SINT-PIETERS-LEEUW / VLAANDEREN: – op 14 november 2010 overstroomden de dijken van het kanaal Brussel-Charleroi in Sint-Pieters-Leeuw en Halle.
Marino Keulen stelde hierover op 6 januari 2011 een schriftelijke vraag (vraag nr.493) bestaande uit vier delen aan Vlaams minister Hilde Crevits bevoegd voor mobiliteit en openbare werken.
Deze week kreeg Keulen het antwoord van de minister.
We publiceren hieronder het volledige antwoord.
1. Hoe kwam het of waar liep het fout zodat het kanaal Brussel-Charleroi kon overstromen?
De overstromingen langs het Kanaal naar Charleroi waren te wijten aan de extreem hoge debieten komende van de Zenne die via het overstort van de Zenne in het kanaal te Lembeek, moesten worden afgevoerd. Er werd vastgesteld dat het waterpeil op het kanaal naar Charleroi bleef stijgen omdat er teveel water werd aangevoerd.

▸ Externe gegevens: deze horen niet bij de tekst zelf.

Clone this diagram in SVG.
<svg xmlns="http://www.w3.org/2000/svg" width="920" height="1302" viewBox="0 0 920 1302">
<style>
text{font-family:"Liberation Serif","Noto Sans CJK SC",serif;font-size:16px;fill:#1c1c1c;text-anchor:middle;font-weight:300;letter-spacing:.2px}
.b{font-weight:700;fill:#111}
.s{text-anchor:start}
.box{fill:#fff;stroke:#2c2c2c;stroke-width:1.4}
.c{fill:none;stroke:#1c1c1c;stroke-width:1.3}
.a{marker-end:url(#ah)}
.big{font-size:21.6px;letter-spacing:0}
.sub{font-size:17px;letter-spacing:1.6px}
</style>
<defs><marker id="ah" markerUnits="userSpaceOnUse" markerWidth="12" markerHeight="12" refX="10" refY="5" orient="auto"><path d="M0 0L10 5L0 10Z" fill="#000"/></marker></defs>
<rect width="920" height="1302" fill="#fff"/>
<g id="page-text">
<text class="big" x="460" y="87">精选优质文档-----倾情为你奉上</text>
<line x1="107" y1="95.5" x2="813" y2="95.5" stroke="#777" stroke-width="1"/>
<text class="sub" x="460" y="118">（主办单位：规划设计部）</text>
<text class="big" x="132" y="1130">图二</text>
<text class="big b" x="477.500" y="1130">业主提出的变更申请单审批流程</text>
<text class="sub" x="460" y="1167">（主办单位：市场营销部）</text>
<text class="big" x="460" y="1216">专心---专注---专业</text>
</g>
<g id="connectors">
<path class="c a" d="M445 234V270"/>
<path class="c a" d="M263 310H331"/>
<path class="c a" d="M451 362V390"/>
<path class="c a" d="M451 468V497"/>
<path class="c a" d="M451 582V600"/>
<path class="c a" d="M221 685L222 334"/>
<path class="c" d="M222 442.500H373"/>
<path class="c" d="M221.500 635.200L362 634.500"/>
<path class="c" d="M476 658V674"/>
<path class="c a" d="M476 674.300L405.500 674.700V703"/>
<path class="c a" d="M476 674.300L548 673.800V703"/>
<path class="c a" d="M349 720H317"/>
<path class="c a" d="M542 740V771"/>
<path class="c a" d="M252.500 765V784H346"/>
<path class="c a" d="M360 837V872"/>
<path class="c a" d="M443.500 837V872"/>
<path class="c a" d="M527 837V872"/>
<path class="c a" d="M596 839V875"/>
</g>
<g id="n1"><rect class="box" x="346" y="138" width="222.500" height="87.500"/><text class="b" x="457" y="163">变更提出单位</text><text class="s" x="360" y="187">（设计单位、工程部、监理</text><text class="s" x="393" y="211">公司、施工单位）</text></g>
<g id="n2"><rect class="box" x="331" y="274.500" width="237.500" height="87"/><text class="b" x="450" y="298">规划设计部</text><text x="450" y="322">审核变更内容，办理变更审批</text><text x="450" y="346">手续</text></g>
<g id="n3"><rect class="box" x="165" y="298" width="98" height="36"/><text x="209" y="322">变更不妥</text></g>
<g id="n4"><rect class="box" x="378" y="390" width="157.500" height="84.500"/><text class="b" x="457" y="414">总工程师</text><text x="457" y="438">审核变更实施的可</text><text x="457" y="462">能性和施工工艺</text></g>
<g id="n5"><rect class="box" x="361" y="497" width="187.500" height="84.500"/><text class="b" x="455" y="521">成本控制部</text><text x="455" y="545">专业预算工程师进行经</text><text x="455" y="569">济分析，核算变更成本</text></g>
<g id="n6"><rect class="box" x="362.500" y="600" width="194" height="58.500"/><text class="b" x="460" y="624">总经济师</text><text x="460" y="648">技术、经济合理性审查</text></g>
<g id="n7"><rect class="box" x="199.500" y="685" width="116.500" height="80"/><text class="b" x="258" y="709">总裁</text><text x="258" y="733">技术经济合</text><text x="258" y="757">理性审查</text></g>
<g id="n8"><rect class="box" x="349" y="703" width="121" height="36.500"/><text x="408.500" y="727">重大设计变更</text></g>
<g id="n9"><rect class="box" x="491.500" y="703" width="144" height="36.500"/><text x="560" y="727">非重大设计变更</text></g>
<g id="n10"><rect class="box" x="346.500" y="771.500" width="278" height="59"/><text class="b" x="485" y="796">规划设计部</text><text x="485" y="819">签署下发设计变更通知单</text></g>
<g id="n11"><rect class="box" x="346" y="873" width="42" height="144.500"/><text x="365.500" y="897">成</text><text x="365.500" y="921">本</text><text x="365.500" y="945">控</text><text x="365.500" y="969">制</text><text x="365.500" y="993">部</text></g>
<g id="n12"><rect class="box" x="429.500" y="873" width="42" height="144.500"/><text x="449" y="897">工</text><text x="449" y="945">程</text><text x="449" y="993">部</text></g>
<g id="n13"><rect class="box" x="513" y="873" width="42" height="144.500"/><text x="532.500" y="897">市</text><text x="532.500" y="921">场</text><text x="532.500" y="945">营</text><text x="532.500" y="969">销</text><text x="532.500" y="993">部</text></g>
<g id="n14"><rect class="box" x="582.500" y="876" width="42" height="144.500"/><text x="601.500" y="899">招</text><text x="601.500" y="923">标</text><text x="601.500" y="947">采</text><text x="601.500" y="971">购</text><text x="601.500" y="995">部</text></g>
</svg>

Deze aanvoer gebeurt zowel via het kanaal op het Waals Gewest, als via het overstort van de Zenne aan de sluis van Lembeek.
Om het centrum van Halle van wateroverlast te vrijwaren, worden de wasdebieten van de Zenne via een stuw in Lembeek naar het kanaal geloosd. De scheiding tussen de Zenne en het kanaal in Lembeek bestaat uit een betonnen overstortmuur met een lengte van circa 180 meter. Indien het waterpeil in de Zenne hoger is dan de bovenkant van deze muur, wordt er water van de Zenne in het kanaal gestort. In de bewuste periode had op een gegeven ogenblik de overstortlaag een dikte van ca. 1 meter bereikt, wat uiteraard een enorm debiet is dat samen met het afvoerdebiet van het kanaal vanuit Wallonië, in het kanaal op Vlaams grondgebied terecht kwam. Deze massa water kon niet meer worden afgevoerd en deed het kanaal in de etterlijke zin overlopen. De overgestorte debieten van de Zenne waren te hoog voor de infrastructuur op het kanaal naar Charleroi opwaarts Brussel (schuiven langs sluizen van Lembeek, Halle, Lot en Ruisbroek).

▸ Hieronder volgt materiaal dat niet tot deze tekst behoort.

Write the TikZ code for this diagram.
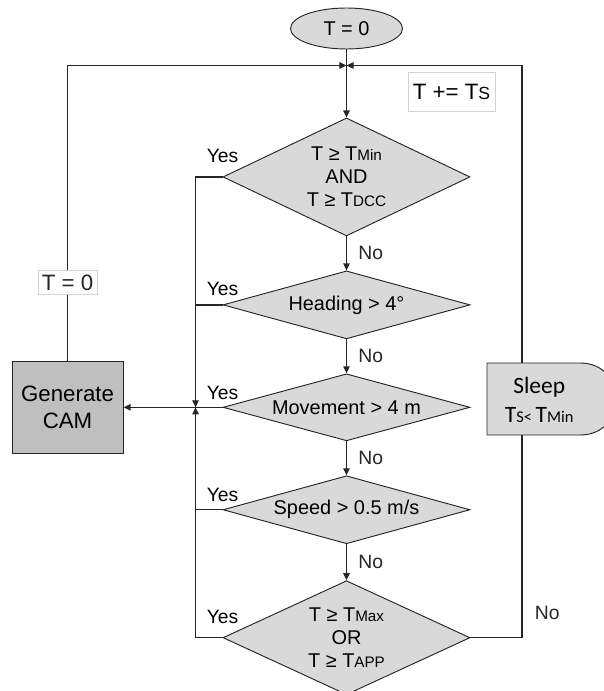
\documentclass[tikz,border=0pt]{standalone}
\usepackage{fontspec}
\setmainfont{Liberation Sans}
\newfontfamily\calfont{Carlito}
\usetikzlibrary{shapes.geometric,arrows.meta,positioning}
\definecolor{lineGray}{RGB}{38,38,38}
\definecolor{shapeGray}{RGB}{217,217,217}
\definecolor{camGray}{RGB}{191,191,191}
\definecolor{noteGray}{RGB}{210,210,210}
\newcommand{\sbs}[2][13]{{\fontsize{#1}{#1}\selectfont #2}}

\begin{document}
\begin{tikzpicture}[
  dec/.style={diamond, aspect=2.3, draw=lineGray, fill=shapeGray,
              inner sep=0pt, minimum width=7.41cm, minimum height=#1,
              font=\fontsize{17}{19.5}\selectfont, align=center,
              line width=0.8pt},
  decw/.style={dec=#1, aspect=4.2},
  term/.style={ellipse, draw=lineGray, fill=shapeGray,
               minimum width=3.36cm, minimum height=1.23cm,
               font=\fontsize{17}{20}\selectfont, line width=0.8pt},
  cam/.style={rectangle, draw=lineGray, fill=camGray,
              minimum width=3.33cm, minimum height=2.76cm, align=center,
              font=\fontsize{19}{23}\selectfont, line width=0.8pt},
  note/.style={rectangle, draw=noteGray, fill=white, line width=0.6pt,
               font=\fontsize{19}{22}\selectfont},
  sleeptxt/.style={inner sep=0pt, minimum width=3.12cm,
                   minimum height=2.2cm, align=center,
                   font=\calfont\fontsize{20}{24.5}\selectfont},
  sleepline/.style={draw=lineGray, fill=shapeGray, line width=0.8pt},
  lbl/.style={inner sep=1pt, font=\fontsize{16.5}{18}\selectfont},
  arr/.style={-{Triangle[length=6pt,width=5.5pt]}, line width=1.1pt,
              lineGray},
  link/.style={line width=1.1pt, lineGray},
  node distance=1.02cm
]
  \useasboundingbox (0,0) rectangle (18.09,-20.73);

  % main column
  \node[term] (start) at (10.395,-0.855) {T = 0};
  \node[dec=3.54cm, below=2.04cm of start] (d1)
    {T \char"2265{} T\sbs{Min}\\AND\\T \char"2265{} T\sbs{DCC}};
  \node[decw=2.04cm, below=of d1] (d2) {Heading > 4°};
  \node[decw=2.01cm, below=of d2] (d3) {Movement > 4 m};
  \node[decw=2.04cm, below=of d3] (d4) {Speed > 0.5 m/s};
  \node[dec=3.42cm, below=1.08cm of d4] (d5)
    {T \char"2265{} T\sbs{Max}\\OR\\T \char"2265{} T\sbs{APP}};

  \node[cam, left=2.97cm of d3] (cam) {Generate\\CAM};
  \node[note, minimum width=2.61cm, minimum height=1.17cm] (incr)
    at (13.545,-2.745) {T += T\sbs[15]{S}};

  \coordinate[below=0.48cm of start.south] (jt);
  \coordinate[left=0.81cm of d3.west] (jl);
  \coordinate (rx) at (15.66,0);

  % No branches
  \draw[arr] (start) -- (d1);
  \draw[arr] (d1) -- node[lbl, right=0.3cm] {No} (d2);
  \draw[arr] (d2) -- node[lbl, right=0.3cm] {No} (d3);
  \draw[arr] (d3) -- node[lbl, right=0.3cm] {No} (d4);
  \draw[arr] (d4) -- node[lbl, right=0.3cm] {No} (d5);

  % Yes branches
  \foreach \d/\h in {d1/0.38cm,d2/0.22cm,d3/0.18cm,d4/0.2cm,d5/0.38cm}
    \node[lbl, above=\h of \d.west] (yes\d) {Yes};
  \draw[arr] (d1.west) -- (d1.west -| jl) -- (jl);
  \draw[arr] (d5.west) -- (d5.west -| jl) -- (jl);
  \draw[link] (d2.west) -- (d2.west -| jl);
  \draw[link] (d4.west) -- (d4.west -| jl);
  \draw[arr] (d3.west) -- (cam);

  % loops back to the top
  \draw[arr] (cam) -- node[note, pos=0.265] (reset) {T = 0} (cam |- jt) -- (jt);
  \draw[arr] (d5.east) -- (d5.east -| rx)
    node[lbl, above right=0.5cm and 0.33cm] (nolast) {No}
    -- (rx |- jt) -- (jt);

  % sleep
  \coordinate (slp) at (14.61,-10.89);
  \filldraw[sleepline] (slp) -- ++(2.79,0)
    .. controls +(1.44,0) and +(1.44,0) .. ++(0,-2.16)
    -- ++(-2.79,0) -- cycle;
  \node[sleeptxt, anchor=north west] (sleep) at (slp)
    {Sleep\\T\sbs[14]{S< }T\sbs[14]{Min}};
\end{tikzpicture}
\end{document}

Op Waals grondgebied wordt het kanaal in Charleroi gevoed door de Samber en in Seneffe door het Canal du Centre. Bijkomend monden de volgende waterlopen rechtsreeks in het kanaal:
– de Samme afwaarts het hellend vlak van Ronquières
– de Hain in Clabecq
Het afvoeren van het water van al deze waterlopen naar de lager gelegen kanaalpanden gebeurt via de afvoerriolen die naast de sluizen van het kanaal zijn gelegen. Deze infrastructuur van elk van de sluizen is op elkaar afgestemd. De doorvoer van water als dusdanig levert dan ook geen problemen op voor de waterpeilen. De toevoer in de panden vanuit natuurlijke waterlopen kan daarentegen wel problemen opleveren. Zolang er capaciteit is, kunnen deze bijkomende hoeveelheden worden afgevoerd. Wanneer de capaciteit wordt overschreden, zoals door de enorme hoeveelheden in november vanuit de Zenne, loopt het kanaal over.
2. Is alles verlopen volgens de voorschriften en gemaakte afspraken of liep er ergens iets fout en zo ja, wat dan juist?

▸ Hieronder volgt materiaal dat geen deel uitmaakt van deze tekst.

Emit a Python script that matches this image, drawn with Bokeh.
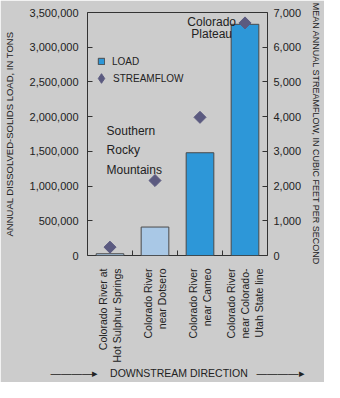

De nv Waterwegen & Zeekanaal (W&Z) meldt mij dat alles is verlopen volgens de voorschriften en de gemaakte afspraken en dat de samenwerking tussen de drie gewesten goed verlopen is.
3. Welke maatregelen heeft de minister genomen of gaat de minister nemen om dergelijke problemen in de toekomst te vermijden?
Ik heb opdracht gegeven aan W&Z om binnen het CIW, na een eerste evaluatie, een actieplan met maatregelen om dergelijke problemen in de toekomst te vermijden uit te werken.
4. Indien overstroming onvermijdbaar was, heeft men een opportuniteitsafweging gedaan waar een overstroming de minste schade zou veroorzaken? Zo ja, wat was die dan en werd ze ook zo uitgevoerd?
W&Z meldt mij dat alle acties van Waterwegen en Zeekanaal erop gericht waren om het water zo veel als mogelijk af te voeren door het maximaal openzetten van de afvoerriolen ter hoogte van de sluizen. Het concept van de infrastructuur van het kanaal naar Charleroi enerzijds en het ongezien
grote debiet anderzijds maakte en maakt het inherent onmogelijk om op gecontroleerde wijze deze of gene locatie langs het kanaal in functie van schadebeperking te laten overstromen.
Om Halle te beschermen werd overgegaan tot overstorten van enorme hoeveelheden water van de Zenne in het kanaal te Lembeek en tot maximale inzet van de afvoercapaciteit die het kanaal vertegenwoordigt, ter maximale vrijwaring van de streek.